**** MATERIAL PROVIDED
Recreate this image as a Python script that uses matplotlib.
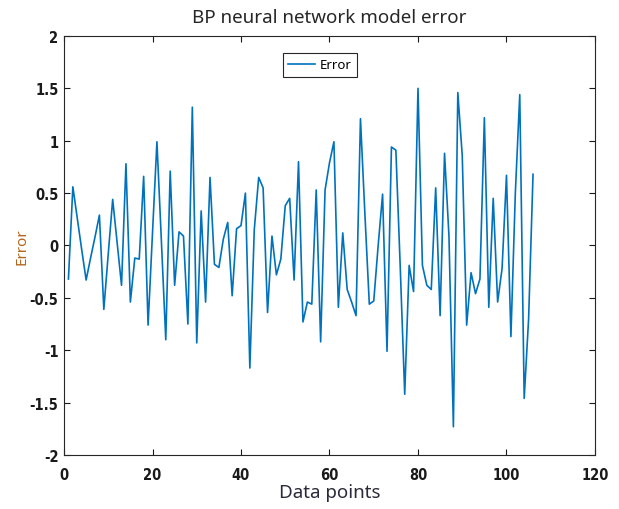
import matplotlib
matplotlib.use("Agg")
import matplotlib.pyplot as plt
from matplotlib.font_manager import FontProperties

# error values, one per data point (1..106)
points = list(range(1, 107))
errors = [
    -0.32, 0.56, 0.26, -0.04, -0.33, -0.12, 0.08, 0.29, -0.61, -0.08,
    0.44, 0.03, -0.38, 0.78, -0.54, -0.12, -0.13, 0.66, -0.76, 0.12,
    0.99, 0.05, -0.90, 0.71, -0.38, 0.13, 0.09, -0.75, 1.32, -0.93,
    0.33, -0.54, 0.65, -0.18, -0.21, 0.06, 0.22, -0.48, 0.16, 0.19,
    0.50, -1.17, 0.15, 0.65, 0.55, -0.64, 0.09, -0.28, -0.13, 0.38,
    0.45, -0.33, 0.80, -0.73, -0.54, -0.56, 0.53, -0.92, 0.53, 0.79,
    0.99, -0.59, 0.12, -0.42, -0.54, -0.67, 1.21, 0.30, -0.56, -0.53,
    0.00, 0.49, -1.01, 0.94, 0.91, -0.22, -1.42, -0.19, -0.44, 1.50,
    -0.19, -0.38, -0.42, 0.55, -0.67, 0.88, 0.09, -1.73, 1.46, 0.86,
    -0.76, -0.26, -0.46, -0.32, 1.22, -0.59, 0.45, -0.54, -0.22, 0.67,
    -0.87, 0.50, 1.44, -1.46, -0.70, 0.68,
]
xticks = [0, 20, 40, 60, 80, 100, 120]
yticks = [-2, -1.5, -1, -0.5, 0, 0.5, 1, 1.5, 2]
yticklabels = ["-2", "-1.5", "-1", "-0.5", "0", "0.5", "1", "1.5", "2"]

fig = plt.figure(figsize=(6.19, 5.10), dpi=100)
ax = fig.add_axes([0.1034, 0.1059, 0.8578, 0.8216])

ax.plot(points, errors, color="#0072BD", linewidth=1.2, label="Error")

ax.set_xlim(0, 120)
ax.set_ylim(-2, 2)
ax.set_xticks(xticks)
ax.set_yticks(yticks)
ax.set_yticklabels(yticklabels)

tick_fp = FontProperties(family=["Liberation Sans Narrow", "DejaVu Sans"],
                         weight="heavy", stretch="condensed", size=10.5)
for lab in ax.get_xticklabels() + ax.get_yticklabels():
    lab.set_fontproperties(tick_fp)

ax.tick_params(direction="in", top=True, right=True, length=4, width=0.8,
               colors="#1a1a1a")
ax.tick_params(axis="x", pad=9)
ax.tick_params(axis="y", pad=4)
for sp in ax.spines.values():
    sp.set_color("#262626")
    sp.set_linewidth(0.8)

fig.text(0.532, 1 - 18 / 510, "BP neural network model error", fontsize=13.5,
         family="Noto Sans", color="#262626", ha="center", va="center")
ax.set_xlabel("Data points", fontsize=13.5, family="Noto Sans", color="#2a2a3a",
              va="center")
ax.xaxis.set_label_coords(0.5, -0.088)
ax.set_ylabel("Error", fontsize=11, family="Noto Sans", color="#B5651D",
              va="center")
ax.yaxis.set_label_coords(-0.079, 0.5)

leg = ax.legend(loc="upper center", bbox_to_anchor=(0.482, 0.959),
                prop={"family": "Noto Sans", "size": 9.5}, fancybox=False,
                framealpha=1, edgecolor="#262626", handlelength=2.0,
                borderpad=0.4, handletextpad=0.4, borderaxespad=0)
leg.get_frame().set_linewidth(0.8)

fig.savefig("out.png", dpi=100)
********
- _WORK REQUIRED_
Could the lines from the top of the material through the line with "from matplotlib.font_manager import" be repeated exactly, pictures left out?

- _WRITTEN SOLUTION_
Recreate this image as a Python script that uses matplotlib.
import matplotlib
matplotlib.use("Agg")
import matplotlib.pyplot as plt
from matplotlib.font_manager import FontProperties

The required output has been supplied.